** begin PROVIDED DATA **

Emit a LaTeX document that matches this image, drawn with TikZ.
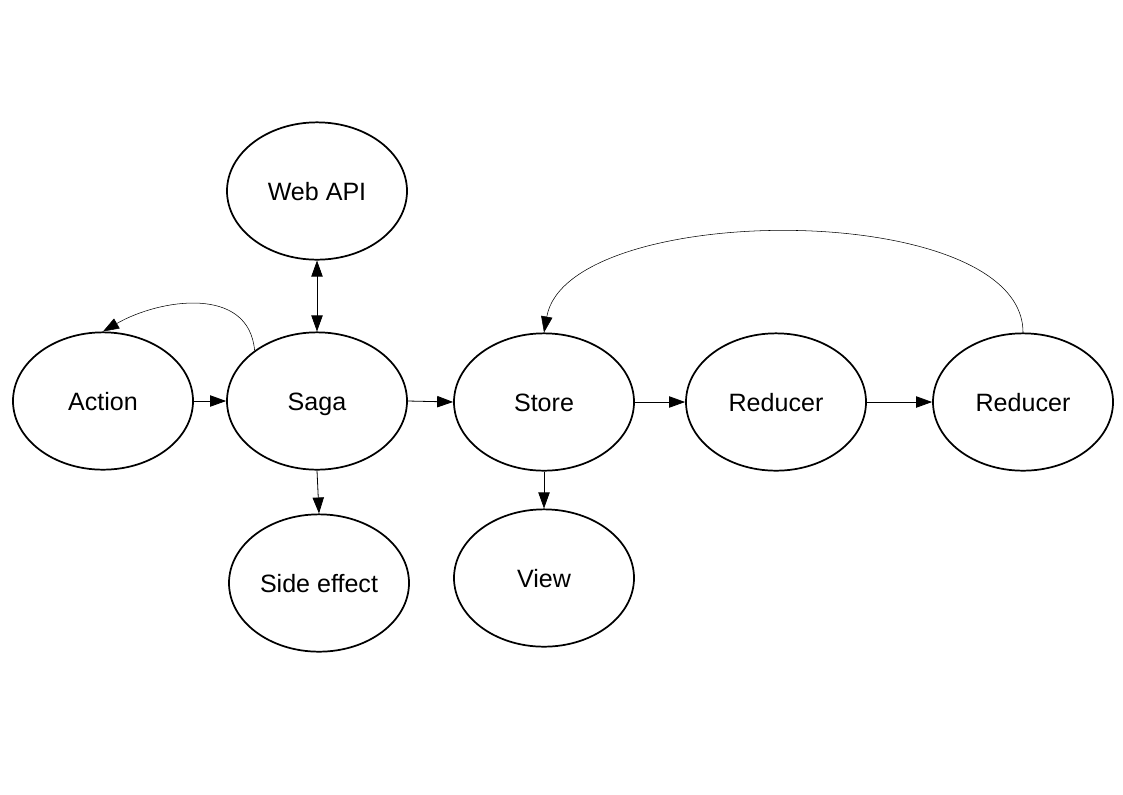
\documentclass[tikz,border=0pt]{standalone}
\usepackage{fontspec}
\setmainfont{Liberation Sans}
\usetikzlibrary{shapes.geometric,arrows.meta}

\begin{document}
\begin{tikzpicture}[x=0.75pt,y=-0.75pt]
\tikzstyle{blob} = [ellipse,draw,line width=1.3pt,minimum width=135pt,minimum height=103pt,inner sep=0pt,text height=13.5pt,text depth=0pt,font=\fontsize{18.8}{22}\selectfont]
\tikzstyle{link} = [-{Triangle[length=12pt,width=8.5pt]},line width=0.6pt]
\tikzstyle{loop} = [-{Triangle[length=12pt,width=8.5pt]},line width=0.4pt]
\useasboundingbox (0,0) rectangle (1123,794);
% nodes
\node[blob] (action) at (103,401) {Action};
\node[blob] (saga) at (317,401) {Saga};
\node[blob] (webapi) at (317,191) {Web API};
\node[blob] (side) at (319,583) {Side effect};
\node[blob] (store) at (544,402) {Store};
\node[blob] (view) at (544,578) {View};
\node[blob] (reducerA) at (776,402) {Reducer};
\node[blob] (reducerB) at (1023,402) {Reducer};
% connectors
\draw[link] (action) -- (saga);
\draw[link] (saga.east) -- (store.west);
\draw[link] (store) -- (reducerA);
\draw[link] (reducerA) -- (reducerB);
\draw[link] (saga.south) -- (side.north);
\draw[link] (store) -- (view);
\draw[link,{Triangle[length=12pt,width=8.5pt]}-{Triangle[length=12pt,width=8.5pt]}] (webapi) -- (saga);
\draw[loop] (saga.141) to[out=95,in=30,looseness=1.1] (action.north);
\draw[loop] (reducerB.north) to[out=90,in=80,looseness=0.72] (store.north);
\end{tikzpicture}
\end{document}
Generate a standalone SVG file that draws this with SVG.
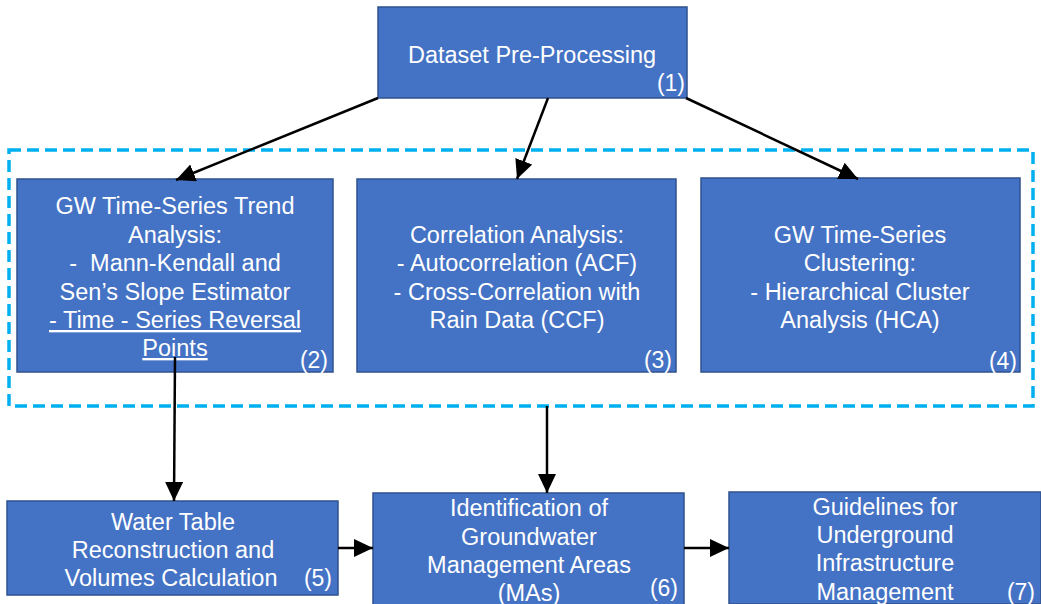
<svg xmlns="http://www.w3.org/2000/svg" width="1041" height="604" viewBox="0 0 1041 604">
<style>
.box{fill:#4472C4;stroke:#2F528F;stroke-width:1.5}
.t{font-family:"Liberation Sans",Arial,sans-serif;font-size:23.5px;fill:#FFFFFF;text-anchor:middle}
.n{font-family:"Liberation Sans",Arial,sans-serif;font-size:23px;fill:#FFFFFF;text-anchor:end}
.u{text-decoration:underline}
.c{stroke:#000;stroke-width:2.5;fill:none;marker-end:url(#ah)}
</style>
<defs>
<marker id="ah" markerUnits="userSpaceOnUse" markerWidth="20" markerHeight="18" refX="19" refY="9" orient="auto">
<path d="M0,0 L19,9 L0,18 Z" fill="#000"/>
</marker>
</defs>
<rect x="9" y="150" width="1024" height="256" fill="none" stroke="#00B0F0" stroke-width="3.5" stroke-dasharray="12,6"/>
<g id="n1">
<rect class="box" x="378" y="7" width="309" height="91"/>
<text class="t" x="532" y="63">Dataset Pre-Processing</text>
<text class="n" x="685" y="91">(1)</text>
</g>
<g id="n2">
<rect class="box" x="17" y="179" width="316" height="193"/>
<text class="t" x="175" y="214">GW Time-Series Trend</text>
<text class="t" x="175" y="243">Analysis:</text>
<text class="t" x="175" y="271" xml:space="preserve">-  Mann-Kendall and</text>
<text class="t" x="175" y="300">Sen’s Slope Estimator</text>
<text class="t u" x="175" y="328">- Time - Series Reversal</text>
<text class="t u" x="175" y="356">Points</text>
<text class="n" x="328" y="368">(2)</text>
</g>
<g id="n3">
<rect class="box" x="357" y="179" width="319" height="193"/>
<text class="t" x="517" y="243">Correlation Analysis:</text>
<text class="t" x="517" y="271">- Autocorrelation (ACF)</text>
<text class="t" x="517" y="300">- Cross-Correlation with</text>
<text class="t" x="517" y="328">Rain Data (CCF)</text>
<text class="n" x="672" y="368">(3)</text>
</g>
<g id="n4">
<rect class="box" x="701" y="178" width="319" height="194"/>
<text class="t" x="860" y="243">GW Time-Series</text>
<text class="t" x="860" y="271">Clustering:</text>
<text class="t" x="860" y="300">- Hierarchical Cluster</text>
<text class="t" x="860" y="328">Analysis (HCA)</text>
<text class="n" x="1017" y="369">(4)</text>
</g>
<g id="n5">
<rect class="box" x="7" y="501" width="331" height="94"/>
<text class="t" x="173" y="530">Water Table</text>
<text class="t" x="173" y="558">Reconstruction and</text>
<text class="t" x="171" y="586">Volumes Calculation</text>
<text class="n" x="332" y="586">(5)</text>
</g>
<g id="n6">
<rect class="box" x="373" y="493" width="311" height="112"/>
<text class="t" x="529" y="516">Identification of</text>
<text class="t" x="529" y="545">Groundwater</text>
<text class="t" x="529" y="573">Management Areas</text>
<text class="t" x="529" y="601">(MAs)</text>
<text class="n" x="678" y="596">(6)</text>
</g>
<g id="n7">
<rect class="box" x="729" y="492" width="312" height="112"/>
<text class="t" x="885" y="515">Guidelines for</text>
<text class="t" x="885" y="543">Underground</text>
<text class="t" x="885" y="571">Infrastructure</text>
<text class="t" x="885" y="600">Management</text>
<text class="n" x="1035" y="600">(7)</text>
</g>
<g id="connectors">
<line class="c" x1="378" y1="98" x2="176" y2="180"/>
<line class="c" x1="548" y1="98" x2="517" y2="179"/>
<line class="c" x1="686" y1="98" x2="858" y2="179"/>
<line class="c" x1="175" y1="357" x2="174" y2="501"/>
<line class="c" x1="547" y1="406" x2="547" y2="493"/>
<line class="c" x1="338" y1="548" x2="373" y2="548"/>
<line class="c" x1="684" y1="548" x2="729" y2="548"/>
</g>
</svg>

** end PROVIDED DATA **

### WORK INSTRUCTIONS
Repeat the preceding records precisely, and leave every picture out of the copy.

### EXPECTED ANSWER
Emit a LaTeX document that matches this image, drawn with TikZ.
\documentclass[tikz,border=0pt]{standalone}
\usepackage{fontspec}
\setmainfont{Liberation Sans}
\usetikzlibrary{shapes.geometric,arrows.meta}

\begin{document}
\begin{tikzpicture}[x=0.75pt,y=-0.75pt]
\tikzstyle{blob} = [ellipse,draw,line width=1.3pt,minimum width=135pt,minimum height=103pt,inner sep=0pt,text height=13.5pt,text depth=0pt,font=\fontsize{18.8}{22}\selectfont]
\tikzstyle{link} = [-{Triangle[length=12pt,width=8.5pt]},line width=0.6pt]
\tikzstyle{loop} = [-{Triangle[length=12pt,width=8.5pt]},line width=0.4pt]
\useasboundingbox (0,0) rectangle (1123,794);
% nodes
\node[blob] (action) at (103,401) {Action};
\node[blob] (saga) at (317,401) {Saga};
\node[blob] (webapi) at (317,191) {Web API};
\node[blob] (side) at (319,583) {Side effect};
\node[blob] (store) at (544,402) {Store};
\node[blob] (view) at (544,578) {View};
\node[blob] (reducerA) at (776,402) {Reducer};
\node[blob] (reducerB) at (1023,402) {Reducer};
% connectors
\draw[link] (action) -- (saga);
\draw[link] (saga.east) -- (store.west);
\draw[link] (store) -- (reducerA);
\draw[link] (reducerA) -- (reducerB);
\draw[link] (saga.south) -- (side.north);
\draw[link] (store) -- (view);
\draw[link,{Triangle[length=12pt,width=8.5pt]}-{Triangle[length=12pt,width=8.5pt]}] (webapi) -- (saga);
\draw[loop] (saga.141) to[out=95,in=30,looseness=1.1] (action.north);
\draw[loop] (reducerB.north) to[out=90,in=80,looseness=0.72] (store.north);
\end{tikzpicture}
\end{document}
Generate a standalone SVG file that draws this with SVG.
<svg xmlns="http://www.w3.org/2000/svg" width="1041" height="604" viewBox="0 0 1041 604">
<style>
.box{fill:#4472C4;stroke:#2F528F;stroke-width:1.5}
.t{font-family:"Liberation Sans",Arial,sans-serif;font-size:23.5px;fill:#FFFFFF;text-anchor:middle}
.n{font-family:"Liberation Sans",Arial,sans-serif;font-size:23px;fill:#FFFFFF;text-anchor:end}
.u{text-decoration:underline}
.c{stroke:#000;stroke-width:2.5;fill:none;marker-end:url(#ah)}
</style>
<defs>
<marker id="ah" markerUnits="userSpaceOnUse" markerWidth="20" markerHeight="18" refX="19" refY="9" orient="auto">
<path d="M0,0 L19,9 L0,18 Z" fill="#000"/>
</marker>
</defs>
<rect x="9" y="150" width="1024" height="256" fill="none" stroke="#00B0F0" stroke-width="3.5" stroke-dasharray="12,6"/>
<g id="n1">
<rect class="box" x="378" y="7" width="309" height="91"/>
<text class="t" x="532" y="63">Dataset Pre-Processing</text>
<text class="n" x="685" y="91">(1)</text>
</g>
<g id="n2">
<rect class="box" x="17" y="179" width="316" height="193"/>
<text class="t" x="175" y="214">GW Time-Series Trend</text>
<text class="t" x="175" y="243">Analysis:</text>
<text class="t" x="175" y="271" xml:space="preserve">-  Mann-Kendall and</text>
<text class="t" x="175" y="300">Sen’s Slope Estimator</text>
<text class="t u" x="175" y="328">- Time - Series Reversal</text>
<text class="t u" x="175" y="356">Points</text>
<text class="n" x="328" y="368">(2)</text>
</g>
<g id="n3">
<rect class="box" x="357" y="179" width="319" height="193"/>
<text class="t" x="517" y="243">Correlation Analysis:</text>
<text class="t" x="517" y="271">- Autocorrelation (ACF)</text>
<text class="t" x="517" y="300">- Cross-Correlation with</text>
<text class="t" x="517" y="328">Rain Data (CCF)</text>
<text class="n" x="672" y="368">(3)</text>
</g>
<g id="n4">
<rect class="box" x="701" y="178" width="319" height="194"/>
<text class="t" x="860" y="243">GW Time-Series</text>
<text class="t" x="860" y="271">Clustering:</text>
<text class="t" x="860" y="300">- Hierarchical Cluster</text>
<text class="t" x="860" y="328">Analysis (HCA)</text>
<text class="n" x="1017" y="369">(4)</text>
</g>
<g id="n5">
<rect class="box" x="7" y="501" width="331" height="94"/>
<text class="t" x="173" y="530">Water Table</text>
<text class="t" x="173" y="558">Reconstruction and</text>
<text class="t" x="171" y="586">Volumes Calculation</text>
<text class="n" x="332" y="586">(5)</text>
</g>
<g id="n6">
<rect class="box" x="373" y="493" width="311" height="112"/>
<text class="t" x="529" y="516">Identification of</text>
<text class="t" x="529" y="545">Groundwater</text>
<text class="t" x="529" y="573">Management Areas</text>
<text class="t" x="529" y="601">(MAs)</text>
<text class="n" x="678" y="596">(6)</text>
</g>
<g id="n7">
<rect class="box" x="729" y="492" width="312" height="112"/>
<text class="t" x="885" y="515">Guidelines for</text>
<text class="t" x="885" y="543">Underground</text>
<text class="t" x="885" y="571">Infrastructure</text>
<text class="t" x="885" y="600">Management</text>
<text class="n" x="1035" y="600">(7)</text>
</g>
<g id="connectors">
<line class="c" x1="378" y1="98" x2="176" y2="180"/>
<line class="c" x1="548" y1="98" x2="517" y2="179"/>
<line class="c" x1="686" y1="98" x2="858" y2="179"/>
<line class="c" x1="175" y1="357" x2="174" y2="501"/>
<line class="c" x1="547" y1="406" x2="547" y2="493"/>
<line class="c" x1="338" y1="548" x2="373" y2="548"/>
<line class="c" x1="684" y1="548" x2="729" y2="548"/>
</g>
</svg>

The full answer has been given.